Swollen Lymph Nodes in the Armpit Can be a Normal Immune Response to a COVID Vaccine

Lymph nodes are glands throughout the body that make up the lymphatic system, which is responsible for the body’s immune response. They play an important role in preventing infection and destroying harmful bacteria or viruses. Usually, temporarily swollen or enlarged lymph nodes are not a cause for concern and simply indicate the body is defending itself from an invader.

“Swollen lymph nodes from a vaccine typically return to normal within a few days to a few weeks,” Dr. Deitch said.

All three COVID vaccines, Pfizer-BioNTech, Moderna and Johnson & Johnson can temporarily cause swollen lymph nodes in the armpit. This can happen after the first or second dose. The swelling is in the underarm because the lymph nodes in the armpit are closest to the injection site. Immune reactions are more intense with the COVID vaccines, but lymph nodes can also swell with other vaccines, such as the shingles vaccine.

Wait Four Weeks Between Your COVID Vaccine and Your Mammogram

There is no link between breast cancer and the COVID vaccines. However, because swollen lymph nodes in the armpit are a known side effect of the vaccines, the CDC recommends a waiting period of at least four weeks for most women between vaccination and a mammogram. It is important to let your mammography technologist know the date of your COVID vaccine and the arm in which you received the shot.

“If enlarged lymph nodes are seen on your screening mammogram, we may ask you to return for additional imaging,” Dr.
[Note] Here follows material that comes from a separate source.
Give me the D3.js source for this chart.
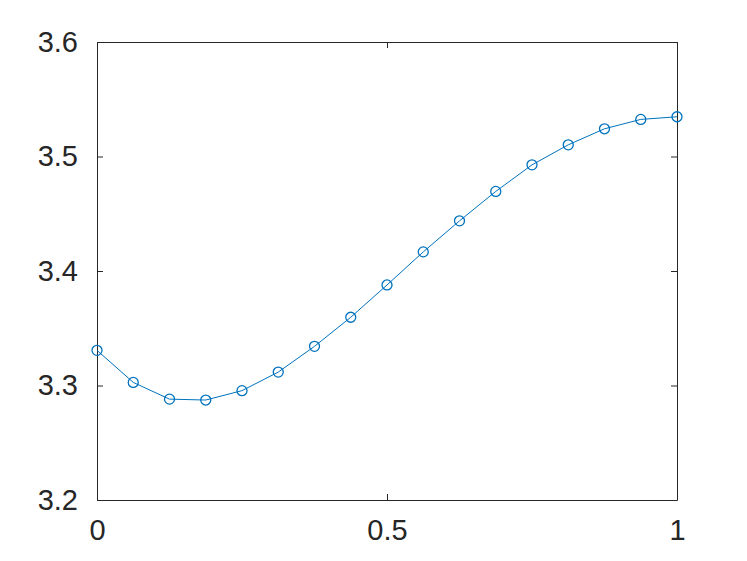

Deitch said. “Often, mildly enlarged lymph nodes can be evaluated with a follow-up ultrasound to ensure that they have returned to normal size.”
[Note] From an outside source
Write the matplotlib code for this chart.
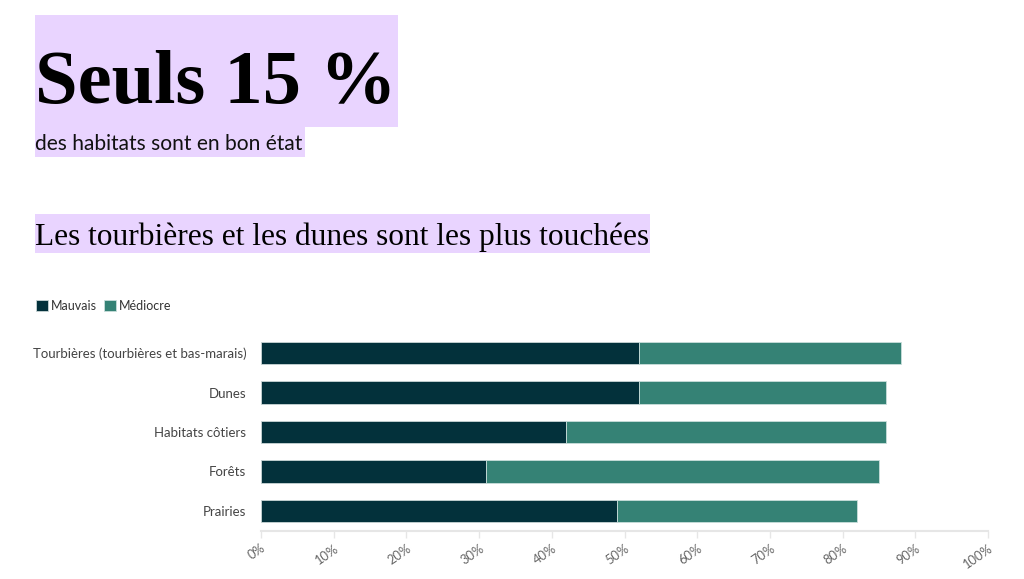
import matplotlib.pyplot as plt
from matplotlib.patches import Rectangle
from matplotlib.ticker import FuncFormatter

W, H = 1024, 579

categories = [
    "Tourbières (tourbières et bas-marais)",
    "Dunes",
    "Habitats côtiers",
    "Forêts",
    "Prairies",
]
mauvais = [52, 52, 42, 31, 49]
mediocre = [36, 34, 44, 54, 33]
series_names = ["Mauvais", "Médiocre"]
ticks = list(range(0, 101, 10))

DARK = "#03313b"
TEAL = "#358275"
HIGHLIGHT = "#e9d4ff"
SANS = ["Lato", "DejaVu Sans"]
SERIF = ["Liberation Serif", "DejaVu Serif"]


def px_box(fig, x0, y0, x1, y1, color):
    # rectangle given in pixel coords from the top-left corner
    fig.patches.append(Rectangle((x0 / W, 1 - y1 / H), (x1 - x0) / W, (y1 - y0) / H,
                                 transform=fig.transFigure, facecolor=color,
                                 edgecolor="none", zorder=0))


def fit_width(fig, txt, target_px):
    # scale the font so the text spans roughly target_px
    renderer = fig.canvas.get_renderer()
    w = txt.get_window_extent(renderer).width
    txt.set_fontsize(txt.get_fontsize() * target_px / w)


fig = plt.figure(figsize=(W / 100, H / 100), dpi=100)

px_box(fig, 35, 15, 398, 127, HIGHLIGHT)
px_box(fig, 35, 127, 305, 157, HIGHLIGHT)
px_box(fig, 35, 214, 650, 253, HIGHLIGHT)

title = fig.text(35 / W, 1 - 103 / H, "Seuls 15 %", fontsize=60, fontweight="bold",
                 family=SERIF, va="baseline", ha="left", color="black")
sub = fig.text(35 / W, 1 - 150 / H, "des habitats sont en bon état", fontsize=15.3,
               family=SANS, va="baseline", ha="left", color="#111111")
head = fig.text(35 / W, 1 - 245 / H, "Les tourbières et les dunes sont les plus touchées",
                fontsize=20, family=SERIF, va="baseline", ha="left", color="black")
fit_width(fig, title, 362)
fit_width(fig, sub, 269)
fit_width(fig, head, 614)

ax = fig.add_axes([261 / W, 1 - 530.75 / H, 727 / W, 197.5 / H])

y = list(range(len(categories)))[::-1]
b1 = ax.barh(y, mauvais, height=0.56, color=DARK, edgecolor="#c9d6d6", linewidth=0.6,
             label=series_names[0])
b2 = ax.barh(y, mediocre, left=mauvais, height=0.56, color=TEAL, edgecolor="#c9dedb",
             linewidth=0.6, label=series_names[1])

ax.set_xlim(0, 100)
ax.set_ylim(-0.5, 4.5)
ax.set_yticks(y)
ax.set_yticklabels(categories, family=SANS, fontsize=9.5, color="#444444")
ax.tick_params(axis="y", length=0, pad=10.5)

ax.set_xticks(ticks)
ax.xaxis.set_major_formatter(FuncFormatter(lambda v, p: f"{v:.0f}%"))
ax.tick_params(axis="x", length=5, width=1, color="#e6e6e6", pad=3)
for lab in ax.get_xticklabels():
    lab.set_rotation(35)
    lab.set_ha("right")
    lab.set_rotation_mode("anchor")
    lab.set_family(SANS)
    lab.set_fontsize(9.3)
    lab.set_color("#666666")

for side in ["top", "right", "left"]:
    ax.spines[side].set_visible(False)
ax.spines["bottom"].set_color("#e6e6e6")
ax.spines["bottom"].set_linewidth(1.5)

leg = fig.legend(handles=[b1, b2], loc="upper left", bbox_to_anchor=(31 / W, 1 - 295 / H),
                 ncol=2, frameon=False, handlelength=0.95, handleheight=0.95,
                 handletextpad=0.25, columnspacing=0.55, borderaxespad=0,
                 prop={"family": SANS, "size": 9.0})
for t in leg.get_texts():
    t.set_color("#333333")

fig.savefig("out.png", dpi=100)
Some people, including those who are experiencing breast symptoms, such as a lump, should not wait to schedule a diagnostic mammogram.
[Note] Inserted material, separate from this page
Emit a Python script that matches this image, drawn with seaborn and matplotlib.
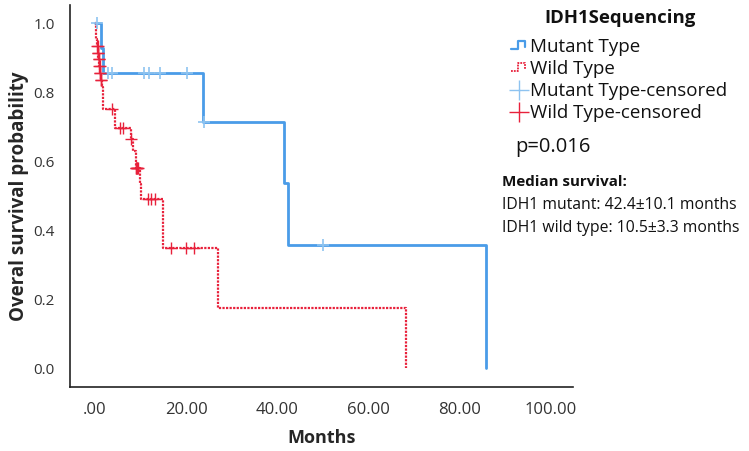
import numpy as np
import pandas as pd
import matplotlib
matplotlib.use("Agg")
import matplotlib.pyplot as plt
import seaborn as sns
from matplotlib.legend_handler import HandlerBase
from matplotlib.lines import Line2D

# ---------------- data ----------------
# Kaplan-Meier step curves (time in months, survival after the step)
mut_time = [0.0, 1.3, 1.8, 23.8, 41.6, 42.3, 85.8]
mut_surv = [1.0, 0.929, 0.857, 0.714, 0.536, 0.357, 0.0]
mut_cens = [0.4, 2.8, 3.7, 10.8, 11.9, 14.3, 20.1, 23.9, 50.0]

wt_time = [0.0, 0.15, 0.3, 0.45, 0.6, 0.75, 0.9, 1.05, 1.25, 1.45, 1.65, 1.85,
           4.4, 7.8, 8.3, 8.9, 9.8, 10.2, 14.9, 27.1, 68.4]
wt_surv = [1.0, 0.975, 0.955, 0.935, 0.915, 0.895, 0.875, 0.855, 0.835, 0.815,
           0.78, 0.75, 0.695, 0.665, 0.63, 0.58, 0.535, 0.49, 0.347, 0.175, 0.0]
wt_cens = [0.5, 0.55, 0.65, 0.7, 0.8, 0.85, 0.95, 1.0, 1.1, 1.2, 1.3, 1.4,
           3.7, 5.5, 6.2, 7.9, 9.0, 9.1, 9.2, 9.3, 9.4,
           11.6, 12.3, 13.2, 16.7, 19.9, 21.8]

x_ticks = [0, 20, 40, 60, 80, 100]
x_tick_labels = [".00", "20.00", "40.00", "60.00", "80.00", "100.00"]
y_ticks = [0.0, 0.2, 0.4, 0.6, 0.8, 1.0]
y_tick_labels = ["0.0", "0.2", "0.4", "0.6", "0.8", "1.0"]

legend_title = "IDH1Sequencing"
labels = ["Mutant Type", "Wild Type", "Mutant Type-censored", "Wild Type-censored"]
p_text = "p=0.016"
median_title = "Median survival:"
median_lines = ["IDH1 mutant: 42.4\u00b110.1 months", "IDH1 wild type: 10.5\u00b13.3 months"]

BLUE = "#4a9ce8"
BLUE_C = "#8ec3f0"
RED = "#e8213b"
RED_C = "#e8213b"

def step_value(times, surv, t):
    idx = np.searchsorted(times, t, side="right") - 1
    return surv[max(idx, 0)]

mut_df = pd.DataFrame({"t": mut_time, "s": mut_surv})
wt_df = pd.DataFrame({"t": wt_time, "s": wt_surv})
mut_c = pd.DataFrame({"t": mut_cens, "s": [step_value(mut_time, mut_surv, t) for t in mut_cens]})
wt_c = pd.DataFrame({"t": wt_cens, "s": [step_value(wt_time, wt_surv, t) for t in wt_cens]})

# ---------------- plot ----------------
sns.set_style("white")
plt.rcParams["font.family"] = ["Open Sans", "DejaVu Sans"]

fig = plt.figure(figsize=(7.49, 4.51), dpi=100)
ax = fig.add_axes([70 / 749, 1 - 387 / 451, 503 / 749, 382 / 451])

sns.lineplot(data=mut_df, x="t", y="s", ax=ax, color=BLUE, lw=2.0,
             drawstyle="steps-post", estimator=None, sort=False)
sns.lineplot(data=wt_df, x="t", y="s", ax=ax, color=RED, lw=1.6,
             drawstyle="steps-post", estimator=None, sort=False, linestyle=(0, (1, 0.6)))
sns.scatterplot(data=mut_c, x="t", y="s", ax=ax, marker="+", s=70, color=BLUE_C,
                linewidth=1.2, zorder=5)
sns.scatterplot(data=wt_c, x="t", y="s", ax=ax, marker="+", s=80, color=RED_C,
                linewidth=1.0, zorder=5)

ax.set_xlim(-5.5, 105)
ax.set_ylim(-0.055, 1.053)
ax.set_xticks(x_ticks)
ax.set_xticklabels(x_tick_labels)
ax.set_yticks(y_ticks)
ax.set_yticklabels(y_tick_labels)
ax.tick_params(axis="both", direction="out", length=6, width=0.8, color="#bbbbbb",
               labelsize=11, labelcolor="#333333", pad=5)
ax.tick_params(axis="x", labelsize=12)
for side in ["top", "right"]:
    ax.spines[side].set_visible(False)
for side in ["left", "bottom"]:
    ax.spines[side].set_color("#222222")
    ax.spines[side].set_linewidth(1.2)
ax.set_xlabel("Months", fontsize=13, fontweight="bold", labelpad=8)
ax.set_ylabel("Overal survival probability", fontsize=13.5, fontweight="bold", labelpad=3)
ax.grid(False)


class StepHandler(HandlerBase):
    def __init__(self, color, ls, lw):
        super().__init__()
        self.color, self.ls, self.lw = color, ls, lw

    def create_artists(self, legend, orig_handle, xdescent, ydescent, width, height,
                       fontsize, trans):
        x0, y0 = -xdescent, -ydescent
        xs = [x0, x0 + 0.45 * width, x0 + 0.45 * width, x0 + 0.9 * width, x0 + 0.9 * width]
        ys = [y0 + 0.25 * height, y0 + 0.25 * height, y0 + 0.85 * height, y0 + 0.85 * height,
              y0 + 0.45 * height]
        ln = Line2D(xs, ys, color=self.color, linestyle=self.ls, lw=self.lw, transform=trans)
        return [ln]


h_mut = Line2D([], [], color=BLUE)
h_wt = Line2D([], [], color=RED)
h_mc = Line2D([], [], color=BLUE_C, marker="+", ls="none", markersize=14, mew=1.0)
h_wc = Line2D([], [], color=RED_C, marker="+", ls="none", markersize=14, mew=1.0)

fig.text(620 / 749, 1 - 18 / 451, legend_title, fontsize=13.3, fontweight="bold",
         ha="center", va="center", color="#111111")

leg = fig.legend([h_mut, h_wt, h_mc, h_wc], labels,
                 loc="upper left", bbox_to_anchor=(511 / 749, 1 - 38.5 / 451),
                 frameon=False, fontsize=13.5,
                 handlelength=0.85, handletextpad=0.15, labelspacing=0.21,
                 borderpad=0.0, borderaxespad=0.0,
                 handler_map={h_mut: StepHandler(BLUE, "-", 1.6),
                              h_wt: StepHandler(RED, (0, (1, 0.6)), 1.3)})
for t in leg.get_texts():
    t.set_color("#111111")

fig.text(515 / 749, 1 - 147 / 451, p_text, fontsize=14.5, va="center", ha="left", color="#111111")
fig.text(502 / 749, 1 - 182 / 451, median_title, fontsize=10.9, va="center", ha="left",
         fontweight="bold", color="#111111")
fig.text(502 / 749, 1 - 205 / 451, median_lines[0], fontsize=11.3, va="center", ha="left",
         color="#111111")
fig.text(502 / 749, 1 - 228 / 451, median_lines[1], fontsize=11.3, va="center", ha="left",
         color="#111111")

fig.savefig("out.png", dpi=100)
Your Mammogram Shows Swollen Lymph Nodes in the Armpit. Now What?

If you are asked to return for additional imaging, this may include an ultrasound of the underarm. The purpose of the ultrasound is for the radiologist to gather more information and data about the lymph nodes.

“The ultrasound allows us to measure the outside rim or cortex of a lymph node,” Dr. Deitch said. “Abnormal cortical thickness can be a sign of a reactive lymph node due to an immune response to a vaccine or a symptom of cancer. Additional features can indicate how suspicious a lymph node is, such as the overall shape and abnormal blood flow to the lymph node, as well as other findings in the breast.”

Your radiologist may also recommend a biopsy if the lymph node remains enlarged with abnormal cortical thickening or if there are any other concerning findings in the breast.

The Bottom Line: COVID Vaccines and Mammograms Save Lives

Screening mammograms are proven as the best way to detect breast cancer because they can find cancer when it is too small for you to feel. When found early, breast cancer is very treatable, and there are better chances for a good outcome. According to the National Cancer Institute, finding breast cancer when it is still contained within the breast gives you a 99% chance of survival. If the cancer is discovered when it has already spread to other organs, the long-term survival rate is 29%.

“Do not delay your flu or COVID vaccines — or your annual mammogram,” Dr. Deitch said. “With proper planning and timing, vaccines and breast cancer screening play an important role in your health, and both save lives.”